Vaccine candidate selection rubrics

Dr. Feld described the framework being developed to decide which vaccine candidates to test in the model, and why. Because there are likely only a limited number of CHIM attempts that can be run before confidence in the model could erode, candidates must be chosen to maximize the likelihood of success rather than by availability or by who is ready first.

  • A workshop held in Toronto in February convened experts in three working groups: B-cell immunology, T-cell immunology, and practical (non-immunological) considerations such as the number of doses, the vaccine platform and its cost, and the route of administration. The practical-considerations group included people with lived experience and two CATIE members; the two immunology groups were limited to subject-matter experts.
  • Each group drafted a rubric with minimum thresholds a candidate must meet and ranking criteria for comparing candidates that clear them. The developer of the HPV vaccine presented lessons from that vaccine’s development.
  • The rubrics are near-final. Next steps are to circulate them more widely for feedback, finalize and publish them, and then convene a small independent panel (about five experts with no ties to any candidate) to apply them and decide the order in which candidates are tested.

Discussion:

  • Carolina Reid asked whether the rubrics might prove too strict — whether no candidate would qualify — while noting that screening out weak candidates could itself be a useful outcome. Dr. Feld said the minimum thresholds were relatively modest, out of humility about what the field does not yet know (the correlates of protection are not established), but that a candidate unable to meet these criteria should not be tested, even if that means delay.
  • Julia Bacon asked roughly how many candidates exist. Dr. Feld estimated six or seven groups worldwide (three in Europe, three in North America, one in Australia) with candidates showing good results in cells and animal models; each must first clear a Phase I trial.
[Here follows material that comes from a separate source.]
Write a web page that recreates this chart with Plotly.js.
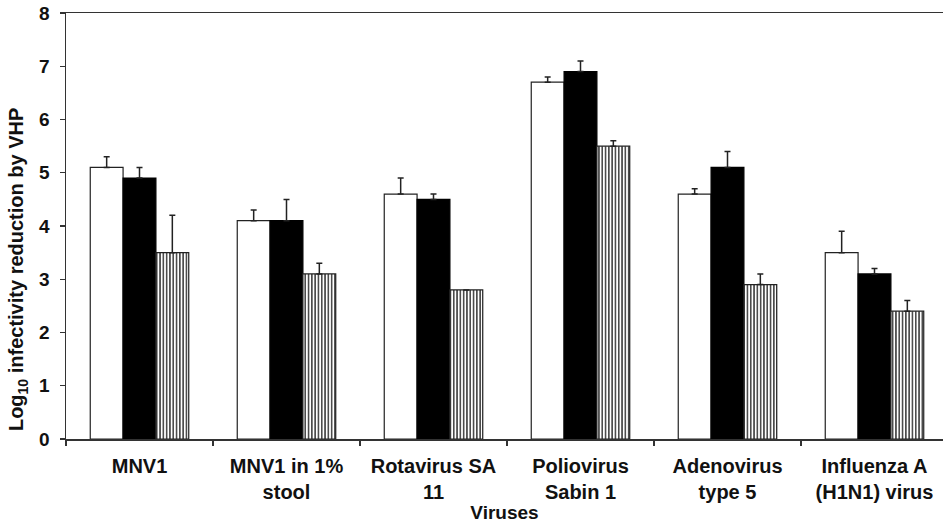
<!DOCTYPE html>
<html>
<head>
<meta charset="utf-8">
<script src="https://cdn.plot.ly/plotly-3.0.1.min.js"></script>
<style>html,body{margin:0;padding:0;background:#fff;}#chart{width:944px;height:523px;}</style>
</head>
<body>
<div id="chart"></div>
<script>
const categories = ["MNV1", "MNV1 in 1%<br>stool", "Rotavirus SA<br>11", "Poliovirus<br>Sabin 1", "Adenovirus<br>type 5", "Influenza A<br>(H1N1) virus"];
const seriesWhite = [5.1, 4.1, 4.6, 6.7, 4.6, 3.5];
const errWhite = [0.2, 0.2, 0.3, 0.1, 0.1, 0.4];
const seriesBlack = [4.9, 4.1, 4.5, 6.9, 5.1, 3.1];
const errBlack = [0.2, 0.4, 0.1, 0.2, 0.3, 0.1];
const seriesStriped = [3.5, 3.1, 2.8, 5.5, 2.9, 2.4];
const errStriped = [0.7, 0.2, 0.0, 0.1, 0.2, 0.2];
const zeros = [0, 0, 0, 0, 0, 0];

const font = "Liberation Sans, Arial, sans-serif";
function errObj(arr) {
  return {type: 'data', array: arr, arrayminus: zeros, symmetric: false, visible: true,
          color: '#222', thickness: 1.5, width: 3};
}
const traces = [
  {type: 'bar', x: categories, y: seriesWhite, name: 'A',
   marker: {color: '#ffffff', line: {color: '#222', width: 1.2}}, error_y: errObj(errWhite)},
  {type: 'bar', x: categories, y: seriesBlack, name: 'B',
   marker: {color: '#000000', line: {color: '#000', width: 1.2}}, error_y: errObj(errBlack)},
  {type: 'bar', x: categories, y: seriesStriped, name: 'C',
   marker: {color: '#ffffff', line: {color: '#222', width: 1.2},
            pattern: {shape: '|', size: 3.3, solidity: 0.35, fgcolor: '#000', bgcolor: '#fff'}},
   error_y: errObj(errStriped)}
];
const layout = {
  width: 944, height: 523,
  margin: {l: 66, r: 1, t: 13, b: 84},
  paper_bgcolor: '#fff', plot_bgcolor: '#fff',
  showlegend: false,
  barmode: 'group', bargap: 0.33, bargroupgap: 0,
  font: {family: font, color: '#111'},
  xaxis: {
    type: 'category', range: [-0.5, 5.466], tickson: 'boundaries',
    ticks: 'outside', ticklen: 5, tickwidth: 1.2, tickcolor: '#333',
    showline: true, linecolor: '#333', linewidth: 1.5, mirror: true,
    showgrid: false, zeroline: false,
    tickfont: {family: font, size: 20, color: '#111', weight: 'bold'},
    ticklabelstandoff: 8,
    title: {text: '<b>Viruses</b>', font: {family: font, size: 19, color: '#111'}, standoff: 4}
  },
  yaxis: {
    range: [0, 8], dtick: 1, ticks: 'outside', ticklen: 5, tickwidth: 1.2, tickcolor: '#333',
    showline: true, linecolor: '#333', linewidth: 1.5,
    showgrid: false, zeroline: false,
    tickfont: {family: font, size: 19, color: '#111', weight: 'bold'},
    ticklabelstandoff: 6
  },
  annotations: [{
    xref: 'paper', yref: 'paper', x: -0.0545, y: 0.397, xanchor: 'center', yanchor: 'middle',
    textangle: -90, showarrow: false,
    text: '<b>Log<sub>10</sub> infectivity reduction by VHP</b>',
    font: {family: font, size: 20, color: '#111'}
  }]
};
Plotly.newPlot('chart', traces, layout, {displayModeBar: false, staticPlot: true});
</script>
</body>
</html>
One Phase I study is underway, and the others likely have a path to Phase I within two to three years, suggesting a working lineup of three or four.
  • Carrielynn Lund voiced strong support for the cautious, transparent approach, drawing on her experience with Indigenous communities during COVID and the real dangers of misinformation and mistrust. She emphasized building trust step by step, beginning at the testing stage. Dr. Feld agreed and noted the team hopes to hold further community-engagement events and will seek the board’s guidance on them.
  • Thomas Smiley said the framework makes sense but raised a concern about the ranking stage: once several candidates pass the minimum threshold, how is the order decided without splitting hairs, and what prevents external or financial pressure to favor a particular candidate? Dr. Feld agreed the rubrics are not precise enough to simply score and rank, which is why an independent panel — rather than any single decision-maker, himself included — would weigh the data against the rubrics and reach a collective ranking. He noted he has already felt pressure from vaccine groups, which has reinforced his view that an arm’s-length, transparent process is needed.
  • Carrielynn Lund suggested adding ethical oversight, at arm’s length, over how the team selects the panel and sets the criteria. Dr. Feld welcomed the suggestion and noted the panel’s membership is not finalized and may change as potential conflicts of interest evolve.

Dr. Feld invited written or verbal feedback on the rubrics, particularly the practical-considerations rubric, and said members are welcome to share them with knowledgeable colleagues, as they are not confidential.

Study logos

Jenna Bavota walked members through proposed logo options and two open questions: whether to use “hepatitis C” or “HepC,” and whether to use “CHIM” / “controlled human infection model” or “challenge.” The color scheme was chosen to match the UHN palette. Generally, the preference was spelling out “controlled human infection model” rather than relying on the “CHIM” acronym or the word “challenge”.

Jenna Bavota said she would circulate a poll afterwards for members to vote on their preferred logos.